Singapore offers several guaranteed income instruments to its residents. Here are some common ones:
1. **Singapore Savings Bonds (SSBs)**:
These are a type of government bond issued by the Monetary Authority of Singapore. SSBs offer a low-risk investment option with a fixed interest rate and the flexibility to redeem your investment at any time without penalty for 10 years. As of end April the average interest rate is @3.06%. Take note that the max. amount you can hold is $200k in Singapore savings bonds in total for the SSBs. There is also a $2 fee that will be incur when you purchase and redeem the Singapore Savings Bonds. Base on projection, it should remain @3.06%. The advantage for this is if you have extra cash sitting around idling in the bank, should consider to put inside the SSB. You will earn extra interest than put in a Bank Savings account. In the event if you need to liquidate your money in the SSB, it provides the flexibility of getting the principal back and interest of the month back to you. You can apply for SSBs in the 3 local banks (DBS, UOB, OCBC) through internet banking.
1. **T-bills**
T-bills are giving a higher percentage. It is giving 3.74% for 6 months and 3.54% for 1 year. The amount you can apply is up to $1,000k for any bonds that are open. Take note though you will need to hold your bonds until maturity. The advantage for T-bills is that you get your interest upfront. Take for example if you have invested $1k, you will get $18.70 in the bank account for the 6 months bond. After which you will get back the $1k when the 6 months holding period are met. There is also no $2 fee incur like the Singapore Savings Bonds. You can apply for T-bills in the 3 local banks (DBS, UOB, OCBC) through internet banking.
3. **Fixed Deposits**:
Banks in Singapore offer fixed deposit accounts where you can deposit a certain amount of money for a fixed period at a predetermined interest rate. These are considered low-risk investments as they are typically backed by the bank's stability. Take note though the interest rate for fixed deposit has been dropping from 4% till 2.6% ~ 3.5%. Do note for fixed deposit you can withdraw your principal anytime but you will lose the interest if you did not hold it till maturity.

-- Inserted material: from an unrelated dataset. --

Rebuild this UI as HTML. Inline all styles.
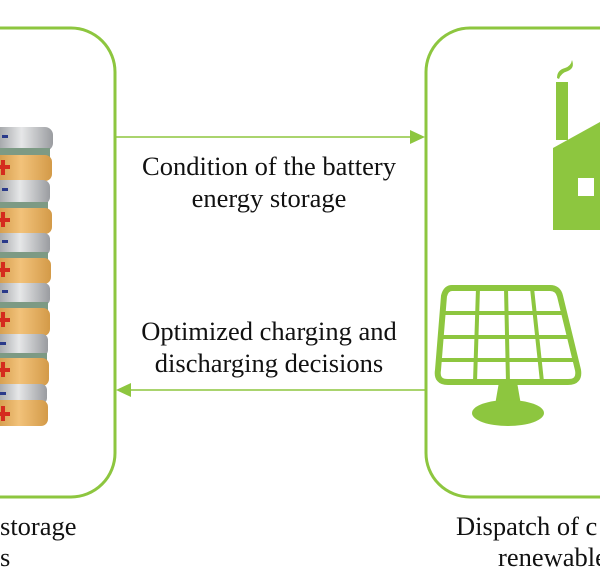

Table of Banks from lowest to highest rate |
4. **Annuities**: Insurance companies in Singapore offer annuity products that provide a guaranteed income stream for a specified period or for life, in exchange for a lump sum or periodic payments. Personally i will not recommend the annuity products as nothing beats the CPF Life unless you know that you will not able to live a long age and then annuities make sense if not i would rather pump the cash to CPF Life to beef up the retirement.
5. **CPF LIFE**: The Central Provident Fund (CPF) is Singapore's mandatory social security savings plan. CPF LIFE is an annuity scheme that provides a monthly payout for life starting from a certain age, usually from the age of 65, using the member's CPF savings. Base on the new ruling from 2025 onwards, CPF members got the option to top up to 4x BRS (Basic retirement sum) when they reach age 55. This enhance retirement should be able to afford retirees from age 65 onwards a comfortable living toward the twilight years. Personally i feel that the Government can encourage people to further top up to Enhance Retirement sum before age 55 meaning can contribute cash or ordinary transfer till the amount reach 4x BRS instead of only 2x BRS. This will enable members to meet ERS faster and a piece of mind during 65.
5. **Endowment Plans**: These are insurance savings plans that provide both protection and savings elements. They typically offer guaranteed returns over a specified period and may include bonuses depending on the performance of the insurer. The term could be 10 years afterwhich an accumulation period of 10 years before having a fixed payout of 20 - 30 years. Personally i would rather invest it into other plans like CPF life, fixed deposits, tbills, SSBs. I can enjoy liquidity and the higher interest rates compared to Endowment plans.
Before investing in any guaranteed income instrument, it's important to consider factors such as your investment goals, risk tolerance, and investment horizon, and to conduct thorough research or seek advice from a financial advisor.